A suicide bomber drove a car packed with explosives into a church in the Nigerian city of Jos on Sunday, killing two people and wounding 38, which led to Christian youths beating two Muslims to death in revenge.
A Reuters reporter at the scene of the blast saw two of the bodies, which police said included the suicide bomber, who had rammed his Volkswagen into the church before detonating the explosives.
Security forces cordoned off the area, while Christian youths established a roadblock where they dragged two Muslim men off their motorbikes and beat them to death, police said.
The Reuters reporter saw the bodies of the two men on the roadside in Jos, a city flanked by volcanic boulders in Nigeria's rocky Middle Belt, where its largely Christian south and mostly Muslim north meet.
Ethnic and religious tensions run high in the city and other parts of the surrounding region, which has seen hundreds killed in bouts of intercommunal violence in the past decade.
NEMA [National Emergency Management Agency] confirms three dead in suspected suicide car explosion in Jos today, including the bomber whose body was shredded to pieces, NEMA representative Yushua Shuaib said in a text message. As of now 38 victims have been admitted to hospital for treatment. NEMA and the Red Cross have completed evacuation [of the church].
There was no immediate claim of responsibility for the blast, but the Islamist militant group Boko Haram has targeted churches as part of its growing campaign of violence against the government.
I heard a loud explosion near the church and I hit the ground. It shook buildings, local resident Ishayaa Makut said.

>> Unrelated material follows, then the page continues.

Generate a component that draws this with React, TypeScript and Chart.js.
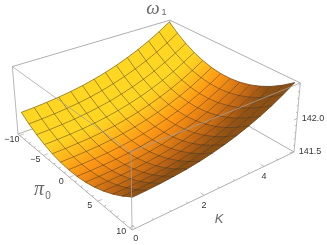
import React, { useEffect, useRef } from "react";
import { Chart, registerables } from "chart.js";

Chart.register(...registerables);

// Surface heights: omega_1 - 141, rows by K (0..5), columns by pi_0 (-10..10)
const OMEGA_BASE = 141;
const omegaRows: number[][] = [
  [0.835,0.745,0.671,0.613,0.570,0.542,0.531,0.535,0.554,0.590,0.641,0.707,0.789,0.887],
  [0.844,0.753,0.676,0.616,0.573,0.544,0.532,0.536,0.556,0.591,0.642,0.710,0.793,0.892],
  [0.858,0.764,0.687,0.625,0.581,0.551,0.538,0.542,0.561,0.597,0.649,0.717,0.802,0.902],
  [0.877,0.781,0.701,0.638,0.592,0.561,0.548,0.552,0.571,0.608,0.660,0.729,0.815,0.917],
  [0.902,0.804,0.723,0.658,0.611,0.580,0.566,0.568,0.588,0.625,0.678,0.747,0.834,0.938],
  [0.934,0.833,0.751,0.685,0.636,0.604,0.590,0.592,0.612,0.648,0.703,0.773,0.861,0.966],
  [0.975,0.872,0.787,0.720,0.670,0.638,0.622,0.624,0.644,0.680,0.736,0.807,0.896,1.003],
  [1.024,0.920,0.833,0.764,0.712,0.679,0.663,0.665,0.685,0.722,0.776,0.849,0.940,1.048],
  [1.081,0.975,0.886,0.816,0.763,0.729,0.712,0.714,0.733,0.771,0.826,0.900,0.991,1.101],
  [1.149,1.040,0.949,0.878,0.824,0.789,0.771,0.773,0.793,0.830,0.886,0.961,1.054,1.165],
  [1.225,1.114,1.022,0.949,0.894,0.858,0.840,0.840,0.860,0.898,0.955,1.030,1.124,1.237],
  [1.312,1.200,1.105,1.031,0.974,0.937,0.919,0.919,0.939,0.978,1.035,1.111,1.206,1.320],
  [1.411,1.296,1.200,1.124,1.066,1.029,1.009,1.009,1.029,1.068,1.126,1.202,1.298,1.415],
  [1.520,1.403,1.305,1.227,1.169,1.130,1.110,1.110,1.130,1.169,1.227,1.305,1.403,1.520],
];
const piTicks = [-10, -5, 0, 5, 10];
const piMinorTicks = [-9,-8,-7,-6,-4,-3,-2,-1,1,2,3,4,6,7,8,9];
const kTicks = [0, 2, 4];
const kMinorTicks = [0.5,1,1.5,2.5,3,3.5,4.5,5];
const omegaTicks = [141.5, 142.0];
const omegaMinorTicks = [141.6,141.7,141.8,141.9,142.1,142.2,142.3,142.4,142.5];

const PI_MIN = -10, PI_MAX = 10, K_MIN = 0, K_MAX = 5;
const BOX_PI_MIN = -10.4, BOX_PI_MAX = 10.4, BOX_K_MIN = -0.1, BOX_K_MAX = 5.1, BOX_Z_MIN = 141.49, BOX_Z_MAX = 142.52;

// view: image of the nearest floor corner and its three neighbours, with perspective weights
const O = [132, 230], P1 = [18, 134], P2 = [294, 152], P3 = [131, 152];
const WA = 1.22, WB = 1.18, WC = 0.95;

function proj(pi: number, k: number, z: number) {
  const u = (BOX_PI_MAX - pi) / (BOX_PI_MAX - BOX_PI_MIN);
  const v = (k - BOX_K_MIN) / (BOX_K_MAX - BOX_K_MIN);
  const w = (z - BOX_Z_MIN) / (BOX_Z_MAX - BOX_Z_MIN);
  const r = 1 - u - v - w;
  const d = r + WA * u + WB * v + WC * w;
  return {
    x: (r * O[0] + WA * u * P1[0] + WB * v * P2[0] + WC * w * P3[0]) / d,
    y: (r * O[1] + WA * u * P1[1] + WB * v * P2[1] + WC * w * P3[1]) / d,
  };
}

const nI = omegaRows[0].length;
const nJ = omegaRows.length;
const piAt = (i: number) => PI_MIN + ((PI_MAX - PI_MIN) * i) / (nI - 1);
const kAt = (j: number) => K_MIN + ((K_MAX - K_MIN) * j) / (nJ - 1);
const surf = (i: number, j: number) => proj(piAt(i), kAt(j), OMEGA_BASE + omegaRows[j][i]);

function shadeColor(s: number) {
  const stops: [number, number[]][] = [
    [0, [140, 80, 20]], [0.2, [190, 100, 20]], [0.6, [255, 150, 20]], [0.95, [255, 215, 35]],
  ];
  if (s <= 0) return `rgb(${stops[0][1].join(",")})`;
  for (let n = 1; n < stops.length; n++) {
    if (s <= stops[n][0]) {
      const t = (s - stops[n - 1][0]) / (stops[n][0] - stops[n - 1][0]);
      const c = stops[n - 1][1].map((a, m) => Math.round(a + (stops[n][1][m] - a) * t));
      return `rgb(${c.join(",")})`;
    }
  }
  return `rgb(${stops[3][1].join(",")})`;
}

// light level at a mesh node, from the surface's own slopes
function nodeShade(i: number, j: number) {
  const i0 = Math.max(i - 1, 0), i1 = Math.min(i + 1, nI - 1);
  const j0 = Math.max(j - 1, 0), j1 = Math.min(j + 1, nJ - 1);
  const span = BOX_Z_MAX - BOX_Z_MIN;
  const du = ((omegaRows[j][i1] - omegaRows[j][i0]) / (i1 - i0)) * (nI - 1) / span;
  const dv = ((omegaRows[j1][i] - omegaRows[j0][i]) / (j1 - j0)) * (nJ - 1) / span;
  return 0.62 - 0.5 * du - 0.05 * dv;
}

function lineDs(data: { x: number; y: number }[], color: string, width: number) {
  return { data, borderColor: color, borderWidth: width, showLine: true, pointRadius: 0, fill: false, tension: 0, clip: false };
}

function buildDatasets(ctx: CanvasRenderingContext2D) {
  const back: any[] = [];
  const grey = "rgb(175,175,175)";
  const greyFront = "rgba(160,160,160,0.75)";
  const c = (pi: number, k: number, z: number) => proj(pi, k, z);
  const A = BOX_PI_MIN, B = BOX_PI_MAX, K0 = BOX_K_MIN, K1 = BOX_K_MAX, Z0 = BOX_Z_MIN, Z1 = BOX_Z_MAX;
  // back box edges
  back.push(lineDs([c(A, K0, Z1), c(A, K1, Z1), c(B, K1, Z1)], grey, 1));
  back.push(lineDs([c(A, K0, Z0), c(A, K1, Z0), c(B, K1, Z0)], grey, 1));
  back.push(lineDs([c(A, K1, Z0), c(A, K1, Z1)], grey, 1));
  // surface cells, far to near
  for (let i = 0; i < nI - 1; i++) {
    for (let j = nJ - 2; j >= 0; j--) {
      const a0 = surf(i, j), a1 = surf(i, j + 1), b0 = surf(i + 1, j), b1 = surf(i + 1, j + 1);
      const g = ctx.createLinearGradient((a0.x + a1.x) / 2, (a0.y + a1.y) / 2, (b0.x + b1.x) / 2, (b0.y + b1.y) / 2);
      g.addColorStop(0, shadeColor((nodeShade(i, j) + nodeShade(i, j + 1)) / 2));
      g.addColorStop(1, shadeColor((nodeShade(i + 1, j) + nodeShade(i + 1, j + 1)) / 2));
      back.push({ data: [a0, b0, b1, a1, a0], borderColor: g, backgroundColor: g, borderWidth: 0.6, showLine: true, pointRadius: 0, fill: "shape", tension: 0, clip: false });
    }
  }
  // mesh
  const mesh = "rgba(70,50,25,0.62)";
  for (let j = 0; j < nJ; j++) {
    back.push(lineDs(omegaRows[j].map((_, i) => surf(i, j)), mesh, 0.8));
  }
  for (let i = 0; i < nI; i++) {
    back.push(lineDs(omegaRows.map((_, j) => surf(i, j)), mesh, 0.8));
  }
  // front box edges
  back.push(lineDs([c(A, K0, Z0), c(B, K0, Z0), c(B, K1, Z0)], grey, 1));
  back.push(lineDs([c(A, K0, Z0), c(A, K0, Z1), c(B, K0, Z1), c(B, K1, Z1), c(B, K1, Z0)], greyFront, 1));
  back.push(lineDs([c(B, K0, Z0), c(B, K0, Z1)], greyFront, 1));
  // ticks
  const tick = (a: any, b: any) => back.push(lineDs([a, b], grey, 0.8));
  piTicks.forEach((p) => tick(c(p, K0, Z0), c(p, K0 + 0.12, Z0)));
  piMinorTicks.forEach((p) => tick(c(p, K0, Z0), c(p, K0 + 0.06, Z0)));
  kTicks.forEach((k) => tick(c(B, k, Z0), c(B - 0.5, k, Z0)));
  kMinorTicks.forEach((k) => tick(c(B, k, Z0), c(B - 0.25, k, Z0)));
  omegaTicks.forEach((z) => tick(c(B, K1, z), c(B, K1 - 0.12, z)));
  omegaMinorTicks.forEach((z) => tick(c(B, K1, z), c(B, K1 - 0.06, z)));
  return back.reverse();
}

const labelsPlugin = {
  id: "boxLabels",
  afterDatasetsDraw(chart: any) {
    const ctx = chart.ctx;
    ctx.save();
    ctx.textAlign = "center";
    ctx.textBaseline = "middle";
    ctx.fillStyle = "rgb(55,55,55)";
    ctx.font = '9px "Liberation Sans"';
    piTicks.forEach((p) => {
      const a = proj(p, BOX_K_MIN, BOX_Z_MIN);
      ctx.fillText(p < 0 ? "\u2212" + Math.abs(p) : String(p), a.x - 8, a.y + 4);
    });
    kTicks.forEach((k) => {
      const a = proj(BOX_PI_MAX, k, BOX_Z_MIN);
      ctx.fillText(String(k), a.x, a.y + 10);
    });
    omegaTicks.forEach((z) => {
      const a = proj(BOX_PI_MAX, BOX_K_MAX, z);
      ctx.fillText(z.toFixed(1), a.x + 16, a.y);
    });
    ctx.fillStyle = "rgb(105,105,105)";
    ctx.font = 'italic 19px "Liberation Serif"';
    ctx.fillText("\u03C9", 153, 9);
    ctx.font = '9px "Liberation Sans"';
    ctx.fillText("1", 164, 13);
    ctx.font = 'italic 20px "Liberation Serif"';
    ctx.fillText("\u03C0", 39, 190);
    ctx.font = '10px "Liberation Sans"';
    ctx.fillText("0", 48, 196);
    ctx.font = 'italic 13px "Liberation Sans"';
    ctx.fillText("K", 219, 219);
    ctx.restore();
  },
};

export default function App() {
  const ref = useRef<HTMLCanvasElement>(null);
  useEffect(() => {
    document.body.style.margin = "0";
    const canvas = ref.current as HTMLCanvasElement;
    const chart = new Chart(canvas, {
      type: "scatter",
      data: { datasets: buildDatasets(canvas.getContext("2d") as CanvasRenderingContext2D) },
      options: {
        animation: false,
        responsive: false,
        layout: { padding: 0 },
        scales: {
          x: { type: "linear", min: 0, max: 327, display: false },
          y: { type: "linear", min: 0, max: 245, reverse: true, display: false },
        },
        plugins: { legend: { display: false }, tooltip: { enabled: false } },
      },
      plugins: [labelsPlugin],
    } as any);
    return () => chart.destroy();
  }, []);
  return <canvas ref={ref} width={327} height={245} style={{ display: "block", width: 327, height: 245 }} />;
}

Attacks on churches have raised fears the sect, styled on the Taliban and whose name means Western Education Is Forbidden, is trying to ignite sectarian strife in Nigeria, Africa's No. 1 oil producer.
Another bomb exploded close to a church in the Nigerian town of Suleja, on the edge of the capital Abuja, on Sunday, wounding five people.
In controlled explosions, police detonated two bombs on Sunday that had been planted at the police barracks in Gombe, a northeastern city that had been largely free of the Islamist insurgency until this weekend, Gandi Orubebe, police commissioner for Gombe, said by telephone.
On Friday, Gombe was shaken a series of explosions as gunmen attempted a prison break that killed 12 people.
Boko Haram, in a drive to have sharia law more widely applied across the continent's most populous nation, has become increasingly sophisticated and deadly in its methods in the past six months. It has widened its targets beyond attacks on police and other authority figures to include Christians.
Its fighters rarely use suicide bombers. The first proven case of such a tactic was last August, when a Boko Haram militant drove a vehicle full of explosives into the United Nations headquarters in Abuja, killing 25 people.
A series of bombs struck churches in Nigeria on Christmas Day, including one that hit a Catholic Church in Madala, just outside Abuja, killing 37 people and wounding 57, and one in Jos. Boko Haram claimed responsibility for the blasts.
The country of 160 million is split roughly evenly between Christians and Muslims, who mostly live side by side in peace.